On peut considérer ces trois mérites comme autant de bonnes nouvelles. Après tout, la vocation de notre association JNE est d’œuvrer à la diffusion des informations et des connaissances sur les problématiques écologiques. La Convention a montré combien l’information pouvait être une puissante force de conviction des citoyens. Elle leur a fourni la matière première pour élaborer d’ambitieuses propositions. A l’inverse, on peut accueillir le projet de loi du gouvernement avec une grande circonspection, même s’il sera amendé lors de son examen au Parlement. La force de conviction des citoyens s’est arrêtée aux portes des ministères. Elle s’y est heurtée à des peurs, conservatismes, luttes d’influence…
Un constat s’impose tout de même. Le changement climatique est présent depuis longtemps dans le débat public. Ce projet de loi n’est pas le premier du quinquennat à aborder la question. Avant lui, il y a eu une loi sur le logement promulguée fin 2018. Il y a eu aussi une loi « énergie-climat » et une loi « mobilité », toutes deux adoptées fin 2019. Ces trois lois concernaient déjà la lutte contre le changement climatique. Sans oublier la loi de finances qui, chaque année, traite de fiscalité sur l’énergie et sur les émissions de gaz à effet de serre. Ou encore, les divers décrets et arrêtés en cours d’élaboration, par exemple la nouvelle réglementation environnementale des bâtiments dite « RE 2020 ».
On le constate : la politique climatique est continuellement en débat dans diverses institutions. Mais dans cette avalanche de lois et de réglementations, beaucoup de mesures sont inconnues du grand public. Qu’a changé la Convention citoyenne ? Elle a certes formulé des propositions déjà présentes dans le débat d’experts, mais en les abordant à travers le prisme du quotidien des Français. Et non en défendant les intérêts d’une quelconque structure.

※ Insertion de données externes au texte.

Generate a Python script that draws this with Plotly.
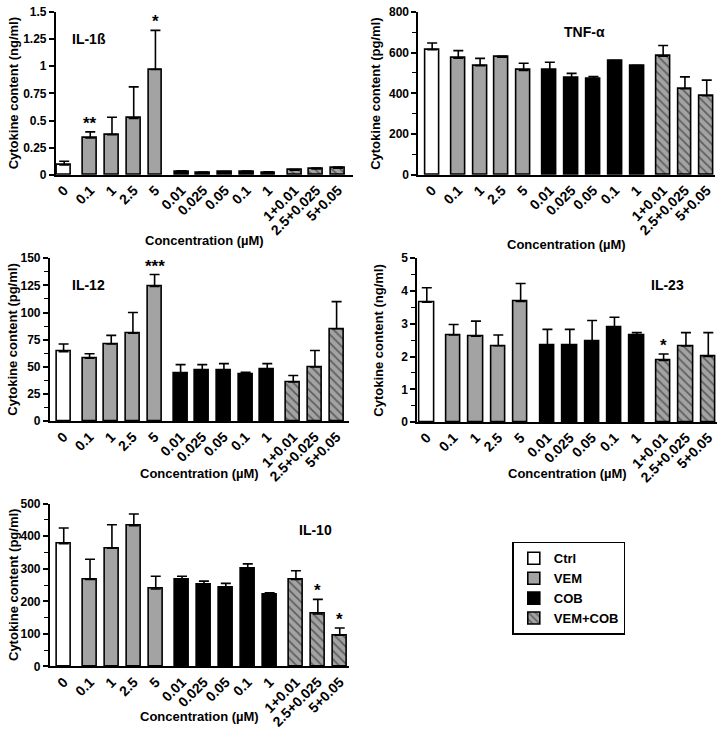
import plotly.graph_objects as go

# ---------------- data ----------------
categories = ["0", "0.1", "1", "2.5", "5", "0.01", "0.025", "0.05", "0.1", "1",
              "1+0.01", "2.5+0.025", "5+0.05"]
groups = ["Ctrl", "VEM", "VEM", "VEM", "VEM", "COB", "COB", "COB", "COB", "COB",
          "VEM+COB", "VEM+COB", "VEM+COB"]
group_names = ["Ctrl", "VEM", "COB", "VEM+COB"]

il1b_mean = [0.09, 0.34, 0.37, 0.52, 0.97, 0.03, 0.022, 0.025, 0.028, 0.022, 0.042, 0.055, 0.06]
il1b_err = [0.035, 0.055, 0.16, 0.29, 0.36, 0.008, 0.004, 0.005, 0.006, 0.005, 0.006, 0.008, 0.012]
il1b_sig = ["", "**", "", "", "*", "", "", "", "", "", "", "", ""]

tnf_mean = [615, 573, 536, 578, 513, 515, 474, 470, 559, 535, 583, 423, 388]
tnf_err = [32, 37, 36, 4, 35, 38, 24, 12, 2, 2, 52, 58, 77]
tnf_sig = [""] * 13

il12_mean = [64, 58, 71, 81, 124, 44, 47, 47, 43, 48, 36, 50, 85]
il12_err = [7, 4, 8, 19, 11, 8, 5, 6, 2, 5, 6, 15, 25]
il12_sig = ["", "", "", "", "***", "", "", "", "", "", "", "", ""]

il23_mean = [3.66, 2.66, 2.62, 2.33, 3.68, 2.34, 2.36, 2.48, 2.9, 2.64, 1.88, 2.32, 2.0]
il23_err = [0.44, 0.32, 0.46, 0.33, 0.55, 0.49, 0.47, 0.62, 0.3, 0.09, 0.2, 0.41, 0.73]
il23_sig = ["", "", "", "", "", "", "", "", "", "", "*", "", ""]

il10_mean = [377, 267, 363, 432, 238, 267, 252, 241, 302, 220, 267, 161, 96]
il10_err = [48, 62, 72, 36, 39, 10, 10, 14, 13, 6, 27, 45, 22]
il10_sig = ["", "", "", "", "", "", "", "", "", "", "", "*", "*"]

# ---------------- styling ----------------
W, H = 721, 751
FONT = "Liberation Sans, Arial, sans-serif"
fills = {"Ctrl": "#ffffff", "VEM": "#a3a3a3", "COB": "#000000", "VEM+COB": "#a3a3a3"}

panels = [
    dict(label="IL-1ß", mean=il1b_mean, err=il1b_err, sig=il1b_sig,
         ytitle="Cytokine content (ng/ml)", px=(55, 352), py=(5, 171),
         xr=(-0.38, 13.27), yr=(0, 1.5), dtick=0.25, minor=None,
         lab=(88, 33), ytx=12, xty=238),
    dict(label="TNF-α", mean=tnf_mean, err=tnf_err, sig=tnf_sig,
         ytitle="Cytokine content (pg/ml)", px=(418, 715), py=(5, 171),
         xr=(-0.63, 12.98), yr=(0, 800), dtick=200, minor=100,
         lab=(584, 25), ytx=375, xty=242),
    dict(label="IL-12", mean=il12_mean, err=il12_err, sig=il12_sig,
         ytitle="Cytokine content (pg/ml)", px=(49, 348), py=(256, 422),
         xr=(-0.63, 13.15), yr=(0, 150), dtick=25, minor=12.5,
         lab=(88, 283), ytx=12, xty=475),
    dict(label="IL-23", mean=il23_mean, err=il23_err, sig=il23_sig,
         ytitle="Cytokine content (ng/ml)", px=(417, 717), py=(256, 423),
         xr=(-0.42, 12.99), yr=(0, 5), dtick=1, minor=0.5,
         lab=(667, 283), ytx=378, xty=475),
    dict(label="IL-10", mean=il10_mean, err=il10_err, sig=il10_sig,
         ytitle="Cytokine content (pg/ml)", px=(49, 348), py=(506, 672),
         xr=(-0.63, 13.0), yr=(0, 500), dtick=100, minor=50,
         lab=(315, 533), ytx=12, xty=723),
]

# x positions: unit spacing with an extra gap between groups
gidx = [group_names.index(g) for g in groups]
pos = [i + 0.2 * g for i, g in enumerate(gidx)]

fig = go.Figure()
annotations = []

for k, p in enumerate(panels):
    n = "" if k == 0 else str(k + 1)
    xa, ya = "x" + n, "y" + n
    for gname in group_names:
        idx = [i for i, g in enumerate(groups) if g == gname]
        marker = dict(color=fills[gname], line=dict(color="black", width=1.6))
        if gname == "VEM+COB":
            marker["pattern"] = dict(shape="\\", fgcolor="#1a1a1a", bgcolor=fills[gname],
                                     size=6, solidity=0.3, fillmode="overlay")
        fig.add_trace(go.Bar(
            x=[pos[i] for i in idx], y=[p["mean"][i] for i in idx],
            width=0.64, marker=marker, name=gname, legendgroup=gname,
            showlegend=(k == 0), xaxis=xa, yaxis=ya,
            error_y=dict(type="data", symmetric=False,
                         array=[p["err"][i] for i in idx],
                         arrayminus=[0] * len(idx),
                         color="black", thickness=1.6, width=5),
        ))
    xd = [p["px"][0] / W, p["px"][1] / W]
    yd = [1 - p["py"][1] / H, 1 - p["py"][0] / H]
    xkey = "xaxis" + n
    ykey = "yaxis" + n
    fig.layout[xkey] = dict(
        domain=xd, range=list(p["xr"]), anchor=ya, tickmode="array",
        tickvals=pos, ticktext=categories, tickangle=-45, ticks="",
        showline=True, linecolor="black", linewidth=2, showgrid=False, zeroline=False,
        tickfont=dict(family=FONT, size=14, color="black", weight="bold"),
    )
    yax = dict(
        domain=yd, range=list(p["yr"]), anchor=xa, dtick=p["dtick"], tick0=0,
        ticks="outside", ticklen=5, tickwidth=1.6, tickcolor="black",
        showline=True, linecolor="black", linewidth=2, showgrid=False, zeroline=False,
        tickfont=dict(family=FONT, size=12, color="black", weight="bold"),
    )
    if p["minor"]:
        yax["minor"] = dict(dtick=p["minor"], tick0=0, ticks="outside", ticklen=4,
                            tickwidth=1.4, tickcolor="black", showgrid=False)
    fig.layout[ykey] = yax

    # y-axis title
    annotations.append(dict(
        text=p["ytitle"], textangle=-90, xref="paper", yref="paper",
        x=p["ytx"] / W, y=(yd[0] + yd[1]) / 2, xanchor="center", yanchor="middle",
        showarrow=False, font=dict(family=FONT, size=13, color="black", weight="bold")))
    # x-axis title
    annotations.append(dict(
        text="Concentration (µM)", xref="paper", yref="paper",
        x=(xd[0] + xd[1]) / 2, y=1 - p["xty"] / H, xanchor="center", yanchor="middle",
        showarrow=False, font=dict(family=FONT, size=13, color="black", weight="bold")))
    # panel label
    annotations.append(dict(
        text=p["label"], xref="paper", yref="paper",
        x=p["lab"][0] / W, y=1 - p["lab"][1] / H, xanchor="center", yanchor="middle",
        showarrow=False, font=dict(family=FONT, size=14, color="black", weight="bold")))
    # significance stars
    for i, s in enumerate(p["sig"]):
        if s:
            annotations.append(dict(
                text=s, xref=xa, yref=ya, x=pos[i], y=p["mean"][i] + p["err"][i],
                xanchor="center", yanchor="bottom", yshift=-3, showarrow=False,
                font=dict(family=FONT, size=17, color="black", weight="bold")))

fig.update_layout(
    width=W, height=H, margin=dict(l=0, r=0, t=0, b=0),
    paper_bgcolor="white", plot_bgcolor="white",
    barmode="overlay", bargap=0,
    annotations=annotations,
    legend=dict(x=512 / W, y=1 - 545 / H, xanchor="left", yanchor="top",
                bordercolor="black", borderwidth=1.5, bgcolor="white",
                font=dict(family=FONT, size=13, color="black", weight="bold"),
                tracegroupgap=0, itemwidth=30),
    font=dict(family=FONT, color="black"),
)

fig.write_html("out.html", config={"displayModeBar": False},
               post_script="document.body.style.margin='0';")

Cela n’a pas empêché le gouvernement d’annihiler l’ambition des 150 citoyens. De nombreux détails restent donc à améliorer. Voici quelques questions que cette expérience a soulevées. Faut-il multiplier ce type de consultation ? Pour quels sujets ? Combien de citoyens faut-il réunir pour être représentatif sans alourdir le processus ?
Autres questions : comment les informations diffusées à cette occasion peuvent-elles bénéficier à l’ensemble de la population ? L’important n’est pas de constituer un petit groupe de citoyens experts, mais de permettre à tous les Français de s’approprier l’enjeu. Et comment articuler le travail de ces citoyens avec celui des acteurs plus traditionnels de la société civile, comme les associations, syndicats et autres corps intermédiaires ? Par exemple, comment faire le lien avec le Conseil économique, social et environnemental (Cese), qui réunit déjà diverses composantes de la société civile ?
La Convention citoyenne pour le climat aura ouvert des pistes de réflexion. Espérons qu’elles ne soient pas refermées aussi vite qu’ont été douchés les ambitieux espoirs de ces 150 citoyens.